▶ [WRITTEN PROBLEM]: Copy the first line of the entries below and every line after it through the line containing "from matplotlib.patches import Patch". Do not include pictures.

▶ [ENTRIES]:
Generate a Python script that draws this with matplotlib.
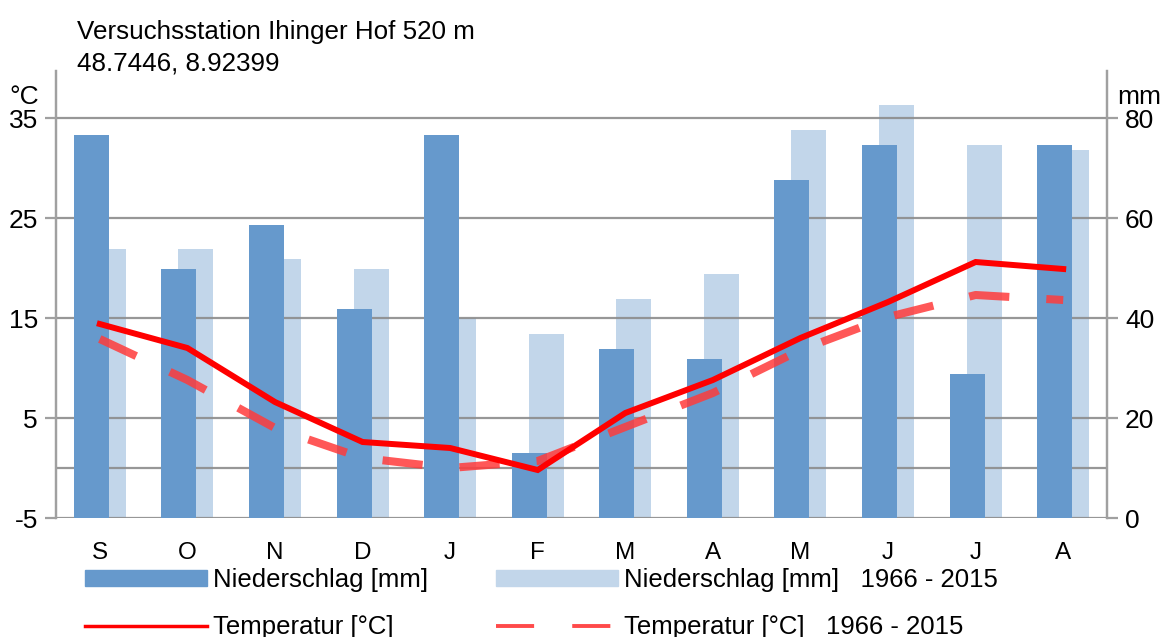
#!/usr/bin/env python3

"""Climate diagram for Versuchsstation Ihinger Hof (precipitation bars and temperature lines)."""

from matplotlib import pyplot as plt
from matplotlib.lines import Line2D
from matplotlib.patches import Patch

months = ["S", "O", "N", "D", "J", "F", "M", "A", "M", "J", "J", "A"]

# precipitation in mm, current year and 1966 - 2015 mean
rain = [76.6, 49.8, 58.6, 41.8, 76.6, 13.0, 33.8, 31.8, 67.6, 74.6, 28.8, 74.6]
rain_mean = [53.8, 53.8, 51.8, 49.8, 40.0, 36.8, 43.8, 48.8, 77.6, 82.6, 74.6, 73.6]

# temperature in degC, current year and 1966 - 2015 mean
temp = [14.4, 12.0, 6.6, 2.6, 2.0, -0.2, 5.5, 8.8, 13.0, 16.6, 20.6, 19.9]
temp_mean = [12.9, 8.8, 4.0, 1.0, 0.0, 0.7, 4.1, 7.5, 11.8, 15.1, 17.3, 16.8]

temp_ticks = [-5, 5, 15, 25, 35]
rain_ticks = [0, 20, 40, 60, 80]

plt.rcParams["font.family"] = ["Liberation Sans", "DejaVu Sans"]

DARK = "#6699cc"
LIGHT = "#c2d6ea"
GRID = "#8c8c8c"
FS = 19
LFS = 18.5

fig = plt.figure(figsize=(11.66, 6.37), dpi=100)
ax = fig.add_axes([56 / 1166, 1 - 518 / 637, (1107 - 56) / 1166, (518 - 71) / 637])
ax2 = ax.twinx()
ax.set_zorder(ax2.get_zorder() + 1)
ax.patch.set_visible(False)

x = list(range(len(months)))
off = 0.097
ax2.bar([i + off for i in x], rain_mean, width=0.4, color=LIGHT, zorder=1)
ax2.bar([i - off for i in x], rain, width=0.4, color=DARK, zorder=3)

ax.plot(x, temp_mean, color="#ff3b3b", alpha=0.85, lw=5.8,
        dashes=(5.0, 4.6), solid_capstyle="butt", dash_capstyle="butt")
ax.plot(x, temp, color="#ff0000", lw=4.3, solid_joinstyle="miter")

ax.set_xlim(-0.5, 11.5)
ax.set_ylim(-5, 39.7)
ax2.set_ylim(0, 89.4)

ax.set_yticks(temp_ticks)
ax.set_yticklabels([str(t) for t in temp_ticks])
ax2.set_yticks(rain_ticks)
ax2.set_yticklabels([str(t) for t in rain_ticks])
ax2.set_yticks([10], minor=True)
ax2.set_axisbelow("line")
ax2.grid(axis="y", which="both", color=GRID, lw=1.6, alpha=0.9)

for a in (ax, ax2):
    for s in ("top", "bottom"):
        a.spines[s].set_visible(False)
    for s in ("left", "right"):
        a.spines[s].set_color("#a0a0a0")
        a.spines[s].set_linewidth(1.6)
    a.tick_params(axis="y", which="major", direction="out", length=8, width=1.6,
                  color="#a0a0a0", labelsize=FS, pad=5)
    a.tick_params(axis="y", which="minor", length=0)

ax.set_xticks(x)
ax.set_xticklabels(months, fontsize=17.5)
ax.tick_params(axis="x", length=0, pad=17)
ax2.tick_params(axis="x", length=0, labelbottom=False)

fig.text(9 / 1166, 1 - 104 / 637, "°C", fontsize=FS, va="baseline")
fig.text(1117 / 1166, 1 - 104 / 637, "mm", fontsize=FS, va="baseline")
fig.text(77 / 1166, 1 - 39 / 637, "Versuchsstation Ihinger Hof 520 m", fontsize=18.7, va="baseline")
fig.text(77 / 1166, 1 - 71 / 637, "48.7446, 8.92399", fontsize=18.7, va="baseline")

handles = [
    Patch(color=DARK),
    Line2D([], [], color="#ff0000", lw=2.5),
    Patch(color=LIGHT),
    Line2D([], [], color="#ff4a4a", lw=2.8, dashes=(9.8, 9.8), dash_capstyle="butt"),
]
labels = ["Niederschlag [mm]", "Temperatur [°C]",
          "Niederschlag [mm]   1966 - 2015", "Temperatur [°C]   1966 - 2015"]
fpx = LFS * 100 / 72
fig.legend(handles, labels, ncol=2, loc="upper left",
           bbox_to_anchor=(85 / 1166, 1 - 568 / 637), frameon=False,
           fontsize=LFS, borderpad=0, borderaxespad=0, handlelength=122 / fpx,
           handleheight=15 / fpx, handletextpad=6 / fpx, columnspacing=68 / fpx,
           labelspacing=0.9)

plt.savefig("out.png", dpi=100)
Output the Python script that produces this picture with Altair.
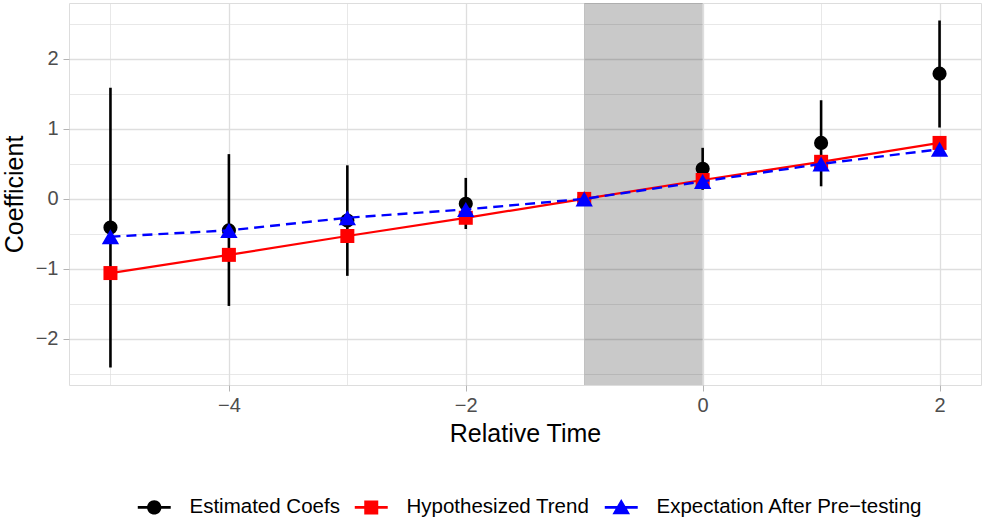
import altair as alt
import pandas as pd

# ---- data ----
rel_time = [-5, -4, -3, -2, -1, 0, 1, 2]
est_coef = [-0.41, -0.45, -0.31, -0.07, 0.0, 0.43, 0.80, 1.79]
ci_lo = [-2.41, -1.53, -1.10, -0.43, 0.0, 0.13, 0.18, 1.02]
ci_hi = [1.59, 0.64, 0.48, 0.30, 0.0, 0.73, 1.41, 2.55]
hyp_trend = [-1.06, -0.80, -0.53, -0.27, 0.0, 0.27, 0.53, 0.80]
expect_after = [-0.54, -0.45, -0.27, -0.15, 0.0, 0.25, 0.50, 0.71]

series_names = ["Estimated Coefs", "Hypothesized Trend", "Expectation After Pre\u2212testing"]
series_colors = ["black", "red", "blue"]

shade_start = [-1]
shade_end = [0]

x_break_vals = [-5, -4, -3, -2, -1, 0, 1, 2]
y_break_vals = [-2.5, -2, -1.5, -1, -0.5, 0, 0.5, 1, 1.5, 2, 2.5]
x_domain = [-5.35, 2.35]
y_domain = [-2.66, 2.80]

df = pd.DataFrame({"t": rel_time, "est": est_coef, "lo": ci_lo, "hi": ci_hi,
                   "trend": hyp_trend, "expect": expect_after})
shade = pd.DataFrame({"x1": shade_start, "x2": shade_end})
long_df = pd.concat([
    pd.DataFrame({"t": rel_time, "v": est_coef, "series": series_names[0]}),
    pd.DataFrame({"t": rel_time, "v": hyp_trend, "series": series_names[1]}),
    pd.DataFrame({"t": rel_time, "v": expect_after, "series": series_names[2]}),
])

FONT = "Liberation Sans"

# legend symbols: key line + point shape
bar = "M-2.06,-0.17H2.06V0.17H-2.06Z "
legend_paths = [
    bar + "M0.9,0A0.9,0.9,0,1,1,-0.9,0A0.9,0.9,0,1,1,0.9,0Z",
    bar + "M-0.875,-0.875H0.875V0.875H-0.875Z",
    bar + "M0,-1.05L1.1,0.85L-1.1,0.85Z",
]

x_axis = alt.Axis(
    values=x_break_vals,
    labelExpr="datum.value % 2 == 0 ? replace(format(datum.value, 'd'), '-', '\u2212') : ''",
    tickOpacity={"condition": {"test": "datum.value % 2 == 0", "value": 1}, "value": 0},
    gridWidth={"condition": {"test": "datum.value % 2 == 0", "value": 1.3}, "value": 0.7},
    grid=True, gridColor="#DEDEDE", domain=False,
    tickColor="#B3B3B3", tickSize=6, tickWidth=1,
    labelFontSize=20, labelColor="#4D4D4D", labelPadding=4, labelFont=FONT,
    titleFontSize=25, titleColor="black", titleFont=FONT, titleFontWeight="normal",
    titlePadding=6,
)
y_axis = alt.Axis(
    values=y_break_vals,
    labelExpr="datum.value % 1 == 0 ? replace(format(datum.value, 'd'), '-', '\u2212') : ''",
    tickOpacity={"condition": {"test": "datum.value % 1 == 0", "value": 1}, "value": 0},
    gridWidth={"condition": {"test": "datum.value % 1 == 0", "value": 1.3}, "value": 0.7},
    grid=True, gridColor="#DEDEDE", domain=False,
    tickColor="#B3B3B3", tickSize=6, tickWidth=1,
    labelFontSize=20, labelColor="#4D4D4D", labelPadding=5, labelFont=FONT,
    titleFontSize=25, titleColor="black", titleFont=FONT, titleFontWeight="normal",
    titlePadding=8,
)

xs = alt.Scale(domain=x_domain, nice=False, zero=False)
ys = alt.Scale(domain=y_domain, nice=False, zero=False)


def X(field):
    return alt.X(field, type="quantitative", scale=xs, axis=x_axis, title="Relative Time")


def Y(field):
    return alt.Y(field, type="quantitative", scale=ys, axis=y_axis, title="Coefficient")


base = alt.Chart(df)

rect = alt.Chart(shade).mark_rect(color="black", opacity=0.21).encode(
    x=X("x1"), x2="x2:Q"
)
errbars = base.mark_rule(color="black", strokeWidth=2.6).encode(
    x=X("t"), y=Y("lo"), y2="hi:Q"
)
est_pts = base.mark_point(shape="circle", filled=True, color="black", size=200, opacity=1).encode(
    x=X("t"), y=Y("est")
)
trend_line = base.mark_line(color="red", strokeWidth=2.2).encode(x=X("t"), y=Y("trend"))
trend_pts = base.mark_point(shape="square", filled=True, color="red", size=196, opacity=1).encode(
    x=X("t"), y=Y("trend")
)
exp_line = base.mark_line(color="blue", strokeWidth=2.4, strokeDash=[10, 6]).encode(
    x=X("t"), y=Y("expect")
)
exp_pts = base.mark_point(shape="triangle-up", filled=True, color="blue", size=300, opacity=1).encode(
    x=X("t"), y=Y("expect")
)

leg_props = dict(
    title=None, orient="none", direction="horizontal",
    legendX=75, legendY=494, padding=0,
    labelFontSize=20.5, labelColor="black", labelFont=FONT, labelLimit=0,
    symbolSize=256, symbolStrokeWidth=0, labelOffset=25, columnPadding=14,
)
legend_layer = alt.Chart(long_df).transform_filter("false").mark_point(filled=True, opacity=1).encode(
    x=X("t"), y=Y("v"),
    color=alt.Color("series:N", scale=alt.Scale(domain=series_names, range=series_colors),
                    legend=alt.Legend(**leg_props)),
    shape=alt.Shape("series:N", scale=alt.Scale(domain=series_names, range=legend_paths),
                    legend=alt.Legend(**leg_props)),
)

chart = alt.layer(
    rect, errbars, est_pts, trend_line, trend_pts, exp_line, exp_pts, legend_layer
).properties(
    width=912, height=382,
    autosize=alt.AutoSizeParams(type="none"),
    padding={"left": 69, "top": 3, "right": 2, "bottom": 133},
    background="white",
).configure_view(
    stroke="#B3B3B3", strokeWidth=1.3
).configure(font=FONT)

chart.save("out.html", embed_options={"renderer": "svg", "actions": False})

▶ [EXPECTED ANSWER]:
Generate a Python script that draws this with matplotlib.
#!/usr/bin/env python3

"""Climate diagram for Versuchsstation Ihinger Hof (precipitation bars and temperature lines)."""

from matplotlib import pyplot as plt
from matplotlib.lines import Line2D
from matplotlib.patches import Patch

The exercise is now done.